The herbalists (with the exception of Reseda who was my favorite character in the book) come across like villians from a bad t.v. movie. They are ridiculously melodramatic in their religious zeal for plants, as they cook up their special treats and plans for the Linton family. The women of the group have all been rebaptized with plant names, so it’s easy to see who in the town is part of this
secret (not at all secretive) cult. And as for what their agenda is–well, it seemed pretty obvious to me from the beginning, so there was no real mystery surrounding them.
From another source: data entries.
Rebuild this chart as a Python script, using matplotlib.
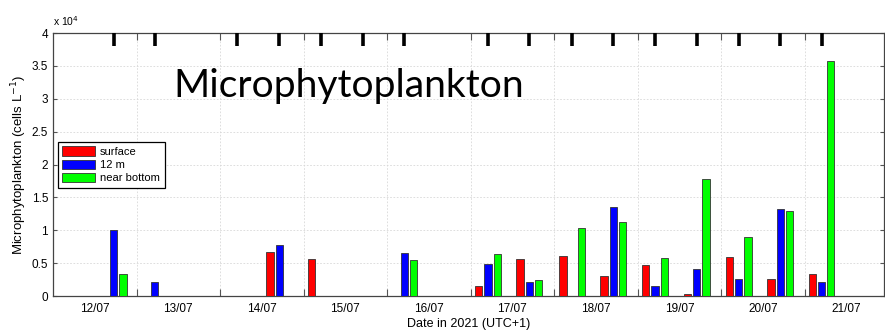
import matplotlib
matplotlib.use("Agg")
import matplotlib.pyplot as plt
import matplotlib.dates as mdates
import pandas as pd
from matplotlib.patches import Patch

# sampling times (UTC+1) and cell counts per depth
times = ["2021-07-12 17:24", "2021-07-13 05:10", "2021-07-14 05:00", "2021-07-14 17:00",
         "2021-07-15 05:00", "2021-07-15 17:00", "2021-07-16 05:00", "2021-07-17 05:00",
         "2021-07-17 16:50", "2021-07-18 05:15", "2021-07-18 17:00", "2021-07-19 05:00",
         "2021-07-19 17:00", "2021-07-20 05:00", "2021-07-20 17:00", "2021-07-21 04:50"]
surface = [0, 0, 0, 6700, 5700, 0, 0, 1500, 5650, 6100, 3100, 4650, 300, 5950, 2550, 3400]
m12 = [10000, 2100, 0, 7800, 0, 0, 6600, 4900, 2200, 0, 13500, 1550, 4150, 2650, 13250, 2150]
bottom = [3300, 0, 0, 0, 0, 0, 5500, 6400, 2400, 10300, 11200, 5750, 17800, 8900, 12950, 35800]

labels = ["surface", "12 m", "near bottom"]
colors = ["#ff0000", "#0000ff", "#00ff00"]
day_labels = ["12/07", "13/07", "14/07", "15/07", "16/07", "17/07", "18/07", "19/07", "20/07", "21/07"]

plt.rcParams['font.family'] = ['Liberation Sans', 'DejaVu Sans']

t = mdates.date2num(pd.to_datetime(times).to_pydatetime())
t0 = mdates.date2num(pd.Timestamp("2021-07-12").to_pydatetime())

fig = plt.figure(figsize=(8.85, 3.31), dpi=100)
ax = fig.add_axes([0.0599, 0.1057, 0.939, 0.7946])

bw = 0.088
offs = [-0.111, 0.0, 0.111]
for series, c, o in zip([surface, m12, bottom], colors, offs):
    xs = [x + o for x, v in zip(t, series) if v > 0]
    vs = [v for v in series if v > 0]
    ax.bar(xs, vs, width=bw, color=c, edgecolor="#333333", linewidth=0.6, zorder=3)

# sampling markers along the top
ax.vlines(t, 0.95, 1.0, transform=ax.get_xaxis_transform(), color="black", lw=2.6, zorder=4)

ax.set_xlim(t0, t0 + 9.95)
ax.set_ylim(0, 40000)

midnights = [t0 + d for d in range(1, 10)]
noons = [t0 + d + 0.5 for d in range(10)]
ax.set_xticks(midnights)
ax.set_xticklabels([])
ax.set_xticks(noons, minor=True)
ax.set_xticklabels(day_labels, minor=True)
ax.tick_params(axis="x", which="minor", length=0, pad=5, labelsize=8.5)
ax.tick_params(axis="x", which="major", direction="in", length=5, top=True, color="#555555")

yt = list(range(0, 40001, 5000))
ax.set_yticks(yt)
ax.set_yticklabels(["%g" % (v / 1e4) for v in yt])
ax.tick_params(axis="y", direction="in", length=3, right=True, labelsize=8.5, color="#555555")

ax.grid(True, which="major", linestyle=(0, (2, 2)), color="#d8d8d8", lw=0.6, zorder=0)
ax.set_axisbelow(True)
for s in ax.spines.values():
    s.set_color("#444444")
    s.set_linewidth(0.9)

ax.text(0.0, 1.02, r"x 10$^{4}$", transform=ax.transAxes, fontsize=7.5, va="bottom", ha="left")

ax.set_ylabel(r"Microphytoplankton (cells L$^{-1}$)", fontsize=9.5)
ax.yaxis.set_label_coords(-0.029, 0.5)
ax.set_xlabel("Date in 2021 (UTC+1)", fontsize=9, labelpad=2)

ax.text(0.1444, 0.7555, "Microphytoplankton", transform=ax.transAxes, fontsize=28.1,
        family=["Lato", "DejaVu Sans"], va="baseline", ha="left")

handles = [Patch(facecolor=c, edgecolor="#333333", linewidth=0.6) for c in colors]
leg = ax.legend(handles, labels, loc="upper left", bbox_to_anchor=(0.006, 0.586),
                fontsize=8, frameon=True, fancybox=False, framealpha=1,
                handlelength=2.9, handleheight=0.9, labelspacing=0.26,
                borderaxespad=0, borderpad=0.4, handletextpad=0.5)
leg.get_frame().set_edgecolor("black")
leg.get_frame().set_linewidth(0.9)

fig.savefig("out.png", dpi=100)
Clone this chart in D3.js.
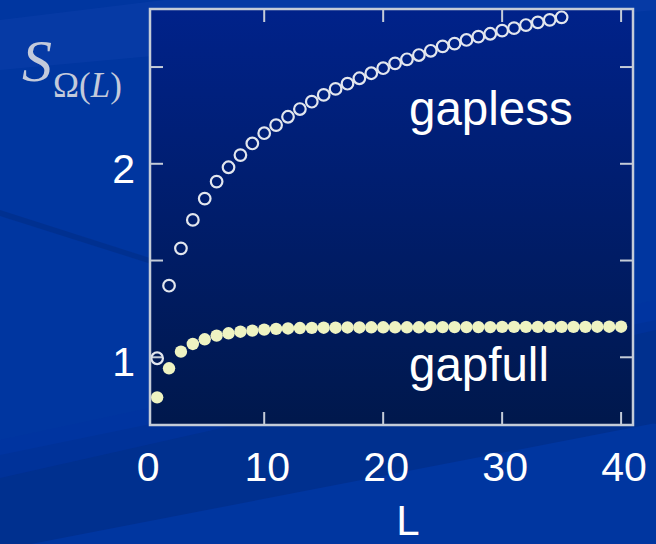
<!DOCTYPE html>
<html>
<head>
<meta charset="utf-8">
<script src="https://cdn.jsdelivr.net/npm/d3@7/dist/d3.min.js"></script>
<style>
  html, body { margin: 0; padding: 0; background: #0036a0; }
  svg { display: block; }
</style>
</head>
<body>
<div id="chart"></div>
<script>
// ---- data ----
const gaplessL = d3.range(1, 36);
const gaplessS = [0.995, 1.370, 1.563, 1.710, 1.820, 1.908, 1.982, 2.045, 2.105, 2.158,
                  2.200, 2.243, 2.283, 2.321, 2.356, 2.387, 2.414, 2.442, 2.468, 2.494,
                  2.519, 2.540, 2.562, 2.584, 2.607, 2.621, 2.640, 2.657, 2.672, 2.688,
                  2.701, 2.717, 2.731, 2.744, 2.757];
const gapfullL = d3.range(1, 41);
const gapfullS = [0.793, 0.943, 1.029, 1.069, 1.093, 1.112, 1.124, 1.132, 1.138, 1.143,
                  1.147, 1.149, 1.151, 1.152, 1.153, 1.153, 1.154, 1.154, 1.155, 1.155,
                  1.155, 1.155, 1.155, 1.156, 1.156, 1.156, 1.156, 1.156, 1.156, 1.157,
                  1.157, 1.157, 1.157, 1.157, 1.157, 1.157, 1.157, 1.158, 1.158, 1.158];
const xTicks = [0, 10, 20, 30, 40];
const xInnerTicks = [10, 20, 30, 40];
const yTickLabels = [1, 2];
const yInnerTicks = [1, 1.5, 2, 2.5];
const seriesLabels = ["gapless", "gapfull"];
const xTitle = "L";

const W = 656, H = 544;
const plot = { left: 150, right: 633, top: 9, bottom: 425 };

const x = d3.scaleLinear().domain([0.4, 41.0]).range([plot.left, plot.right]);
const y = d3.scaleLinear().domain([0.65, 2.80]).range([plot.bottom, plot.top]);

const svg = d3.select("#chart").append("svg").attr("width", W).attr("height", H);
const defs = svg.append("defs");

const pg = defs.append("linearGradient").attr("id", "plotGrad")
  .attr("x1", 0).attr("y1", 0).attr("x2", 0).attr("y2", 1);
pg.append("stop").attr("offset", "0%").attr("stop-color", "#00228a");
pg.append("stop").attr("offset", "100%").attr("stop-color", "#00184c");

const blur = defs.append("filter").attr("id", "soft");
blur.append("feGaussianBlur").attr("stdDeviation", 0.6);

// ---- slide background ----
svg.append("rect").attr("width", W).attr("height", H).attr("fill", "#0036a0");
const bands = svg.append("g");
bands.append("path").attr("d", "M0,20 L656,-60 L656,10 L0,70 Z").attr("fill", "#0a3ea8").attr("opacity", 0.6);
bands.append("path").attr("d", "M0,210 L656,420 L656,424 L0,216 Z").attr("fill", "#002f8c").attr("opacity", 0.8);
bands.append("path").attr("d", "M0,455 L656,320 L656,423 L0,550 Z").attr("fill", "#00308f");
bands.append("path").attr("d", "M0,440 L656,300 L656,330 L0,478 Z").attr("fill", "#0034a0").attr("opacity", 0.6);

// ---- plot area ----
svg.append("rect")
  .attr("x", plot.left).attr("y", plot.top)
  .attr("width", plot.right - plot.left).attr("height", plot.bottom - plot.top)
  .attr("fill", "url(#plotGrad)");

const frameColor = "#c4ccd8";
const tickLen = 13;
const axes = svg.append("g").attr("stroke", frameColor).attr("stroke-width", 2);
axes.selectAll(".tb").data(xInnerTicks).join("line")
  .attr("x1", d => x(d)).attr("x2", d => x(d))
  .attr("y1", plot.bottom).attr("y2", plot.bottom - tickLen);
axes.selectAll(".tt").data(xInnerTicks).join("line")
  .attr("x1", d => x(d)).attr("x2", d => x(d))
  .attr("y1", plot.top).attr("y2", plot.top + tickLen);
axes.selectAll(".tl").data(yInnerTicks).join("line")
  .attr("y1", d => y(d)).attr("y2", d => y(d))
  .attr("x1", plot.left).attr("x2", plot.left + tickLen);
axes.selectAll(".tr").data(yInnerTicks).join("line")
  .attr("y1", d => y(d)).attr("y2", d => y(d))
  .attr("x1", plot.right).attr("x2", plot.right - tickLen);

// ---- data marks ----
const marks = svg.append("g").attr("filter", "url(#soft)");
marks.selectAll(".gf").data(gapfullL).join("circle")
  .attr("cx", d => x(d)).attr("cy", (d, i) => y(gapfullS[i]))
  .attr("r", 6.2).attr("fill", "#eef3c2");
marks.selectAll(".gl").data(gaplessL).join("circle")
  .attr("cx", d => x(d)).attr("cy", (d, i) => y(gaplessS[i]))
  .attr("r", 5.8).attr("fill", "none").attr("stroke", "#e2e6ee").attr("stroke-width", 2.2);

// frame on top
svg.append("rect")
  .attr("x", plot.left).attr("y", plot.top)
  .attr("width", plot.right - plot.left).attr("height", plot.bottom - plot.top)
  .attr("fill", "none").attr("stroke", frameColor).attr("stroke-width", 2.5);

// ---- text ----
const font = "'Liberation Sans', Arial, sans-serif";
svg.append("g").selectAll("text").data(xTicks).join("text")
  .attr("x", d => x(d) + 3).attr("y", 481)
  .attr("text-anchor", "middle")
  .attr("font-family", font).attr("font-size", 41).attr("fill", "#ffffff")
  .text(d => d);

svg.append("g").selectAll("text").data(yTickLabels).join("text")
  .attr("x", 135).attr("y", d => y(d) + 19)
  .attr("text-anchor", "end")
  .attr("font-family", font).attr("font-size", 41).attr("fill", "#ffffff")
  .text(d => d);

svg.append("text").attr("x", 408).attr("y", 535)
  .attr("text-anchor", "middle")
  .attr("font-family", font).attr("font-size", 42).attr("fill", "#ffffff")
  .text(xTitle);

svg.append("text").attr("x", 409).attr("y", 125)
  .attr("font-family", font).attr("font-size", 47.5).attr("fill", "#ffffff")
  .text(seriesLabels[0]);
svg.append("text").attr("x", 409).attr("y", 381)
  .attr("font-family", font).attr("font-size", 47.5).attr("fill", "#ffffff")
  .text(seriesLabels[1]);

// y title S_{Ω(L)}
const serif = "'Liberation Serif', 'Times New Roman', serif";
const yt = svg.append("text").attr("x", 22).attr("y", 81)
  .attr("font-family", serif).attr("fill", "#c3cadb");
yt.append("tspan").attr("font-size", 60).attr("font-style", "italic").text("S");
const sub = yt.append("tspan").attr("font-size", 35).attr("dy", 16).attr("dx", 1);
sub.text("Ω(");
yt.append("tspan").attr("font-size", 35).attr("font-style", "italic").text("L");
yt.append("tspan").attr("font-size", 35).text(")");
</script>
</body>
</html>
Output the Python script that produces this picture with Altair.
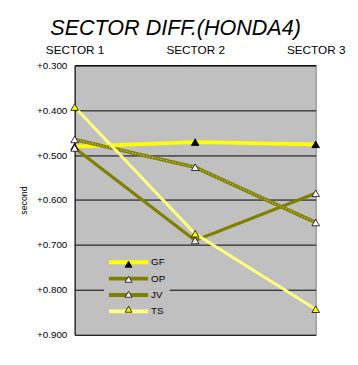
import altair as alt
import pandas as pd

sectors = ["SECTOR 1", "SECTOR 2", "SECTOR 3"]
drivers = ["GF", "OP", "JV", "TS"]
gf = [0.481, 0.471, 0.476]
op = [0.465, 0.527, 0.650]
jv = [0.484, 0.690, 0.585]
ts = [0.393, 0.675, 0.843]
y_ticks = [0.3, 0.4, 0.5, 0.6, 0.7, 0.8, 0.9]

line_colors = ["#FFFF00", "#808000", "#808000", "#FFFF80"]
marker_fills = ["#000000", "#FFFFFF", "#FFFFFF", "#FFFF00"]
line_widths = [4, 3, 4, 4]

rows = []
for name, vals in zip(drivers, [gf, op, jv, ts]):
    for s, v in zip(sectors, vals):
        rows.append({"driver": name, "sector": s, "value": v})
df = pd.DataFrame(rows)

FONT = "Liberation Sans"

common = dict(
    orient="none", legendX=30, title=None, padding=4,
    labelFont=FONT, labelFontSize=10, labelColor="black",
)
line_legend = alt.Legend(
    symbolType="M-8,0L8,0", symbolSize=25, symbolStrokeWidth=4,
    symbolOpacity=1, symbolOffset=16, labelOffset=18, rowPadding=0.7,
    legendY=192, fillColor="#C0C0C0", zindex=0, **common,
)
marker_legend = alt.Legend(
    symbolType="triangle-up", symbolSize=50, symbolStrokeWidth=0.8,
    symbolStrokeColor="black", symbolOpacity=1, symbolOffset=16,
    rowPadding=5.3, legendY=194, labelOpacity=0, zindex=1, **common,
)

x = alt.X(
    "sector:N",
    scale=alt.Scale(domain=sectors, type="point", padding=0),
    axis=alt.Axis(
        orient="top", title=None, labelAngle=0, labelFont=FONT,
        labelFontSize=12, labelColor="black", labelPadding=9,
        tickSize=0, domainColor="black", grid=False,
    ),
)
y = alt.Y(
    "value:Q",
    scale=alt.Scale(domain=[0.3, 0.9], reverse=True, nice=False, zero=False),
    axis=alt.Axis(
        values=y_ticks, format="+.3f", title="second", titleFont=FONT,
        titleFontSize=9, titleFontWeight="normal", titleColor="black",
        titlePadding=8, labelFont=FONT, labelFontSize=10,
        labelColor="black", labelPadding=8, tickSize=0,
        domainColor="black", grid=True, gridColor="black",
        gridOpacity=1, gridWidth=1,
    ),
)

base = alt.Chart(df)

lines = base.mark_line(interpolate="linear").encode(
    x=x, y=y,
    stroke=alt.Stroke("driver:N", scale=alt.Scale(domain=drivers, range=line_colors), legend=line_legend),
    strokeWidth=alt.StrokeWidth("driver:N", scale=alt.Scale(domain=drivers, range=line_widths), legend=None),
    detail="driver:N",
)

op_pattern = base.transform_filter(alt.datum.driver == "OP").mark_line(
    color="#E8E8B0", strokeWidth=1, strokeDash=[1, 2]
).encode(x=x, y=y)

points = base.mark_point(
    shape="triangle-up", filled=True, size=60, stroke="black",
    strokeWidth=0.8, opacity=1,
).encode(
    x=x, y=y,
    fill=alt.Fill("driver:N", sort=drivers, scale=alt.Scale(range=marker_fills), legend=marker_legend),
)

chart = alt.layer(lines, op_pattern, points).resolve_legend(
    stroke="independent", fill="independent"
).properties(
    width=246, height=275,
    padding={"left": 12, "top": 6, "right": 5, "bottom": 5},
    title=alt.TitleParams(
        "SECTOR DIFF.(HONDA4)", font=FONT, fontStyle="italic",
        fontSize=22, fontWeight="normal", anchor="middle", dx=-20,
        color="black", offset=4,
    ),
    background="white",
).configure_view(fill="#C0C0C0", stroke="#808080")

chart.save("out.html", embed_options={"renderer": "svg", "actions": False})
The action finally starts to pick up in the last quarter of the book, when the body count begins to increase. Just as I was starting to be hopeful that an exciting conclusion was around the corner, I reached the point at the book in which the true events surrounding the death of the original twin who lived in the house are revealed. Reading this literally made me sick to my stomach, and it was a feeling that never really left me until the end of the book, when if I had had a paper copy in hand I would have undoubtedly thrown it across the room. Granted, I don’t read a lot of horror, but there’s a big difference between a book being creepy and scary and it being downright awful, and this was awful. I can’t say precisely why without giving away the ending, but suffice it to say I wish I could unread it.
I can’t recommend this book, although there are plenty of other bloggers who have read it and liked it. If you still think it sounds like something that would appeal to you, I suggest reading other reviews for a different perspective. I’m not sure my opinion is 100% objective because of the way the ending affected me, but I can say in all honesty that it was not an enjoyable reading experience.